With AIO/DIO, the application has full control over both running threads and waiting I/O (the two are completely divorced); so it can easily adjust to in-memory or disk-bound conditions or anything in between.
Storage devices have a block size; all I/O must be performed in multiples of this block size which is typically 512 or 4096 bytes. Using read/write or mmap, the kernel performs the alignment automatically; a small read or write is expanded to the correct block boundary by the kernel before it is issued.
With DIO, it is up to the application for perform block alignment. This incurs some complexity but also provides an advantage: the kernel will usually over-align to a 4096 byte boundary even when a 512-byte boundary suffices but a user application using DIO can issue 512-byte aligned reads which results in saving bandwidth on small items.
While the previous discussions favored AIO/DIO for I/O intensive applications, that method comes with a significant cost: complexity. Placing the responsibility of cache management on the application means it can make better choices than the kernel and make those choices with less overhead. However, those algorithms need to be written and tested. Using asynchronous I/O requires that the application is written using callbacks, coroutines, or a similar method, and often reduces the reusability of many available libraries.
ScyllaDB and AIO/DIO
With ScyllaDB, we have chosen the highest performing option, AIO/DIO. To isolate some of the complexity involved, we wrote Seastar, a high-performance framework for I/O intensive applications. Seastar abstracts away the details of performing AIO and provides common APIs for network, disk, and multi-core communications. It also provides both callback and coroutine styles of state management suitable for different use cases.
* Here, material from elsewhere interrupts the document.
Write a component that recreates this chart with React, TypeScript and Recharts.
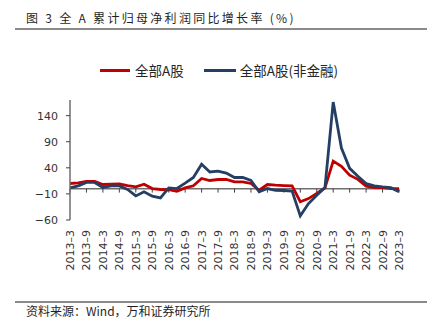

Different areas of ScyllaDB highlight different ways that I/O can be used:
- Compaction uses application-level read-ahead and write-behind to ensure high throughout but bypass application level caches due to expected low hit rates (and to avoid flooding the cache with cold data)
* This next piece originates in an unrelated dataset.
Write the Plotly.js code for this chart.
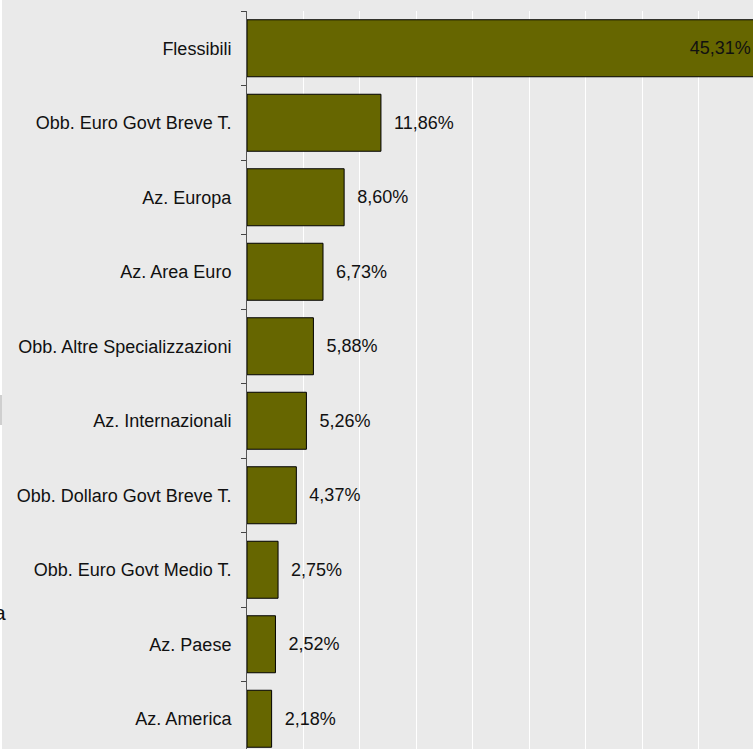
<!DOCTYPE html>
<html>
<head>
<meta charset="utf-8">
<script src="https://cdn.plot.ly/plotly-3.0.1.min.js"></script>
<style>
html, body { margin: 0; padding: 0; overflow: hidden; background: #eaeaea; }
#chart { width: 780px; height: 760px; }
</style>
</head>
<body>
<div id="chart"></div>
<script>
const categories = [
  "Flessibili",
  "Obb. Euro Govt Breve T.",
  "Az. Europa",
  "Az. Area Euro",
  "Obb. Altre Specializzazioni",
  "Az. Internazionali",
  "Obb. Dollaro Govt Breve T.",
  "Obb. Euro Govt Medio T.",
  "Az. Paese",
  "Az. America"
];
const values = [45.31, 11.86, 8.60, 6.73, 5.88, 5.26, 4.37, 2.75, 2.52, 2.18];

const W = 780, H = 760, ML = 247, MR = 0, MT = 11, MB = 4;
const PW = W - ML - MR, PH = H - MT - MB;
const px2x = p => (p - ML) / PW;
const px2y = p => 1 - (p - MT) / PH;

const trace = {
  type: 'bar',
  orientation: 'h',
  y: categories,
  x: values,
  marker: { color: '#666600', line: { color: '#000000', width: 1 } },
  texttemplate: '\u00a0\u00a0%{x:.2f}%\u00a0',
  textposition: values.map(v => v > 20 ? 'inside' : 'outside'),
  insidetextanchor: 'end',
  constraintext: 'none',
  cliponaxis: false,
  textfont: { family: 'Liberation Sans, Arial, sans-serif', size: 18, color: '#111111' },
  insidetextfont: { color: '#111111' },
  outsidetextfont: { color: '#111111' },
  hoverinfo: 'none'
};

const layout = {
  width: W, height: H,
  margin: { l: ML, r: MR, t: MT, b: MB, pad: 0 },
  paper_bgcolor: '#eaeaea',
  plot_bgcolor: '#eaeaea',
  separators: ',.',
  bargap: 0.235,
  showlegend: false,
  font: { family: 'Liberation Sans, Arial, sans-serif', size: 18, color: '#111111' },
  xaxis: {
    range: [0, PW / 11.294],
    tick0: 0, dtick: 5,
    showgrid: true, gridcolor: '#ffffff', gridwidth: 1,
    zeroline: false, showticklabels: false, ticks: '',
    showline: false, fixedrange: true
  },
  yaxis: {
    autorange: 'reversed',
    showgrid: false, zeroline: false,
    showline: true, linecolor: '#555555', linewidth: 1,
    ticks: 'outside', ticklen: 5, tickcolor: '#444444', tickwidth: 1,
    tickson: 'boundaries',
    ticklabelstandoff: 11,
    tickfont: { family: 'Liberation Sans, Arial, sans-serif', size: 18, color: '#111111' },
    fixedrange: true
  },
  shapes: [
    { type: 'rect', xref: 'paper', yref: 'paper', x0: px2x(0), x1: px2x(2), y0: px2y(0), y1: px2y(760),
      fillcolor: '#ffffff', line: { width: 0 }, layer: 'above' },
    { type: 'rect', xref: 'paper', yref: 'paper', x0: px2x(0), x1: px2x(2), y0: px2y(395), y1: px2y(425),
      fillcolor: '#cfcfcf', line: { width: 0 }, layer: 'above' }
  ],
  annotations: [
    { text: 'a', xref: 'paper', yref: 'paper', x: px2x(7.5), y: px2y(612),
      xanchor: 'right', yanchor: 'middle', showarrow: false,
      font: { family: 'Liberation Sans, Arial, sans-serif', size: 21, color: '#111111' } }
  ]
};

Plotly.newPlot('chart', [trace], layout, { displayModeBar: false, staticPlot: true });
</script>
</body>
</html>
- Queries (reads) use application-controlled read-ahead and application-level caching. Application-controlled read-ahead prevents read-ahead over-runs since we know the boundaries of the data on disk ahead of time. Also application-level caching allows us to cache not only the data read from disk but also the work that went into merging data from multiple files into a single cache item
- Small reads are aligned to a 512-byte boundary to reduce bus data transfers and latency
- The Seastar I/O scheduler allows us to dynamically control I/O rates for compaction and queries (as well as other operation classes) to satisfy user service-level agreements (SLAs)
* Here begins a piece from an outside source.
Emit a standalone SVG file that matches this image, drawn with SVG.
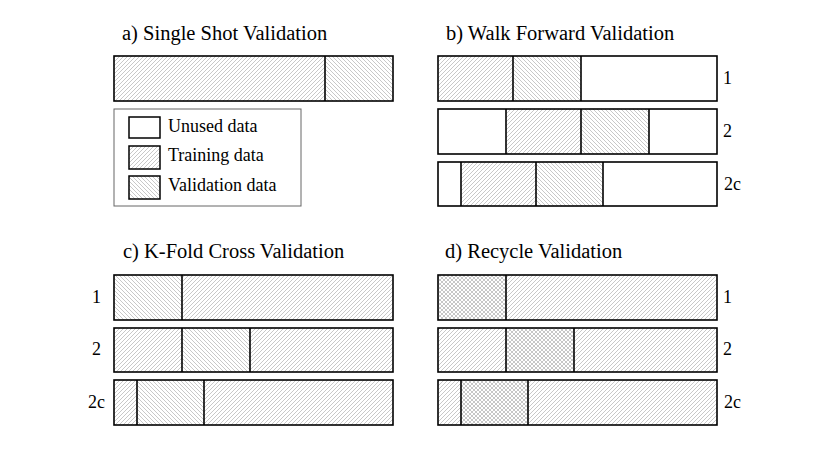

- A separate I/O scheduling class ensures that commitlog writes get the required bandwidth and are not dominated by reads or dominate reads
AIO/DIO is a good starting point for directly driving NVMe drives from the application to further bypass the kernel. This may become a future Seastar feature.
We’ve shown four different ways to perform disk I/O on Linux and the different tradeoffs involved in them. It is easy to start with the traditional read/write operations or get good in-memory performance with mmap, but to achieve top performance and control, we’ve chosen asynchronous I/O for ScyllaDB.